▶ _Dataset excerpt_:
-=-=-

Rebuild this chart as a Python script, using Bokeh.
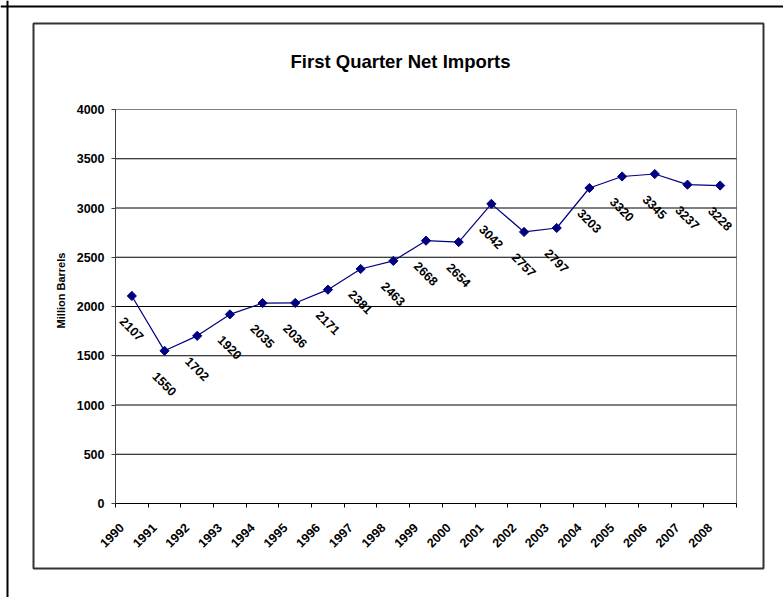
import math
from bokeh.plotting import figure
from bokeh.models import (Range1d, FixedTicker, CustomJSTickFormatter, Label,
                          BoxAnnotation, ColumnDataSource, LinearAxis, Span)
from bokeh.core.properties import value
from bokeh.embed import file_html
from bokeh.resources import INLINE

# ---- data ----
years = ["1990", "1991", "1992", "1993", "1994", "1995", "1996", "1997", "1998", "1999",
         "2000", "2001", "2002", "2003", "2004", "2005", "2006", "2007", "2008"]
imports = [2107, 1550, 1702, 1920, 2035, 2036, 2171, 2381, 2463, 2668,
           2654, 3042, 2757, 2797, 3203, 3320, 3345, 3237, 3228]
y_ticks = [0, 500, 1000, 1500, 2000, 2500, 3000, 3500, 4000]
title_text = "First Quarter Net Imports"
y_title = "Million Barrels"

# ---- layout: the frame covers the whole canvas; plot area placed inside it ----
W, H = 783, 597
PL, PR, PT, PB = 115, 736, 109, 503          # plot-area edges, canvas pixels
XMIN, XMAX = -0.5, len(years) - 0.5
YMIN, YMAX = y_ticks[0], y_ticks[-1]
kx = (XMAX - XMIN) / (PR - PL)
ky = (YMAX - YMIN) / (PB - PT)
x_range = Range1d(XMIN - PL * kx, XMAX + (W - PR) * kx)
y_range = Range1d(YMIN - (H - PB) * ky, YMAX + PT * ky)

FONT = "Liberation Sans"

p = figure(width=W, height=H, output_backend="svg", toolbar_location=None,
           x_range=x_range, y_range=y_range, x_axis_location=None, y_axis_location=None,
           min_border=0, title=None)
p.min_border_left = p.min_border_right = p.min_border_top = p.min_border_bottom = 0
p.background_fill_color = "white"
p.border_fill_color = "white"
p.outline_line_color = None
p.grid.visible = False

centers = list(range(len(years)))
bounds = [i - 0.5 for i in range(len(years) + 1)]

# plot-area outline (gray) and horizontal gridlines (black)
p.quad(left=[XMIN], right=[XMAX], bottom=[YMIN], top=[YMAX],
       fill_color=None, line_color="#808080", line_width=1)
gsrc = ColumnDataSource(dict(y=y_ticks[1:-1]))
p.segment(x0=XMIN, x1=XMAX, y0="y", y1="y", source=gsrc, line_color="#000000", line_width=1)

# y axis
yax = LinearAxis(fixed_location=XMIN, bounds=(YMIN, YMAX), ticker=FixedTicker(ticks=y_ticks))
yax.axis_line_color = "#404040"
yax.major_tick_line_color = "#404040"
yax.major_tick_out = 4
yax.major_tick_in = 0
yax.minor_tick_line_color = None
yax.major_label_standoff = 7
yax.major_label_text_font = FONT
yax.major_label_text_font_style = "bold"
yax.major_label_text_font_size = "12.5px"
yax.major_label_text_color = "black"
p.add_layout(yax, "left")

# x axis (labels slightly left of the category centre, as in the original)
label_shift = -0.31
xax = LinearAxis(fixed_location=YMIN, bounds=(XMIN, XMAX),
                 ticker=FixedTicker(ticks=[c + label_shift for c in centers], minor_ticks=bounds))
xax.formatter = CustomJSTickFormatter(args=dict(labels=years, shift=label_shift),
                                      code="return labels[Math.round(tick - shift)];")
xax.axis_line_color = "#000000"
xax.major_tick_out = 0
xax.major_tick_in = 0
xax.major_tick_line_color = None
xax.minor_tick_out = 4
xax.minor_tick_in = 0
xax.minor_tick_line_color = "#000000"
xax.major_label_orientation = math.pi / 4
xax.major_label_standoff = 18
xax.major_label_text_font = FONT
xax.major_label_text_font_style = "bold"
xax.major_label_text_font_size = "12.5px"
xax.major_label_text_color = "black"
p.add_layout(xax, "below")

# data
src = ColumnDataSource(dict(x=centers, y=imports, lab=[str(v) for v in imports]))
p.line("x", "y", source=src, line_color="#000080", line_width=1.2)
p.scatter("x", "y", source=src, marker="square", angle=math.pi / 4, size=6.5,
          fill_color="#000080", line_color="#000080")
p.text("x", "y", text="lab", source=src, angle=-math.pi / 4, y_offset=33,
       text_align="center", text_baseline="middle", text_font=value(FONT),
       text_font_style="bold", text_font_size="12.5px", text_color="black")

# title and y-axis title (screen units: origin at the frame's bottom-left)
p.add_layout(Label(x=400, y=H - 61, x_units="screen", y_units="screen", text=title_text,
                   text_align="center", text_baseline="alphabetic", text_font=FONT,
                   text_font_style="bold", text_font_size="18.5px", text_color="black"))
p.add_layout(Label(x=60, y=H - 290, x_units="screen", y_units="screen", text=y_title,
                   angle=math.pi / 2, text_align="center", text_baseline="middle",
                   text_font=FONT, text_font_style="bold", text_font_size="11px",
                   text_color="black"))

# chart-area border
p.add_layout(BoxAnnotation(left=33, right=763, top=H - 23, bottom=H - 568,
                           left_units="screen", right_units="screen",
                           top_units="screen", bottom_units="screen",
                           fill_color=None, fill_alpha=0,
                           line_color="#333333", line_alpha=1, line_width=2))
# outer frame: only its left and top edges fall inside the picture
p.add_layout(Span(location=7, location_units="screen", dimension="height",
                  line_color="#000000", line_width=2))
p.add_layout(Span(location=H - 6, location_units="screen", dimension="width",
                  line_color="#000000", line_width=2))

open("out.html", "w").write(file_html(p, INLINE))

-=-=-

▶ _Job_:
Return the material line for line, from its beginning to the line that contains "y_range = Range1d(YMIN", with the pictures left out.

▶ _Answer to the problem_:
Rebuild this chart as a Python script, using Bokeh.
import math
from bokeh.plotting import figure
from bokeh.models import (Range1d, FixedTicker, CustomJSTickFormatter, Label,
                          BoxAnnotation, ColumnDataSource, LinearAxis, Span)
from bokeh.core.properties import value
from bokeh.embed import file_html
from bokeh.resources import INLINE

# ---- data ----
years = ["1990", "1991", "1992", "1993", "1994", "1995", "1996", "1997", "1998", "1999",
         "2000", "2001", "2002", "2003", "2004", "2005", "2006", "2007", "2008"]
imports = [2107, 1550, 1702, 1920, 2035, 2036, 2171, 2381, 2463, 2668,
           2654, 3042, 2757, 2797, 3203, 3320, 3345, 3237, 3228]
y_ticks = [0, 500, 1000, 1500, 2000, 2500, 3000, 3500, 4000]
title_text = "First Quarter Net Imports"
y_title = "Million Barrels"

# ---- layout: the frame covers the whole canvas; plot area placed inside it ----
W, H = 783, 597
PL, PR, PT, PB = 115, 736, 109, 503          # plot-area edges, canvas pixels
XMIN, XMAX = -0.5, len(years) - 0.5
YMIN, YMAX = y_ticks[0], y_ticks[-1]
kx = (XMAX - XMIN) / (PR - PL)
ky = (YMAX - YMIN) / (PB - PT)
x_range = Range1d(XMIN - PL * kx, XMAX + (W - PR) * kx)
y_range = Range1d(YMIN - (H - PB) * ky, YMAX + PT * ky)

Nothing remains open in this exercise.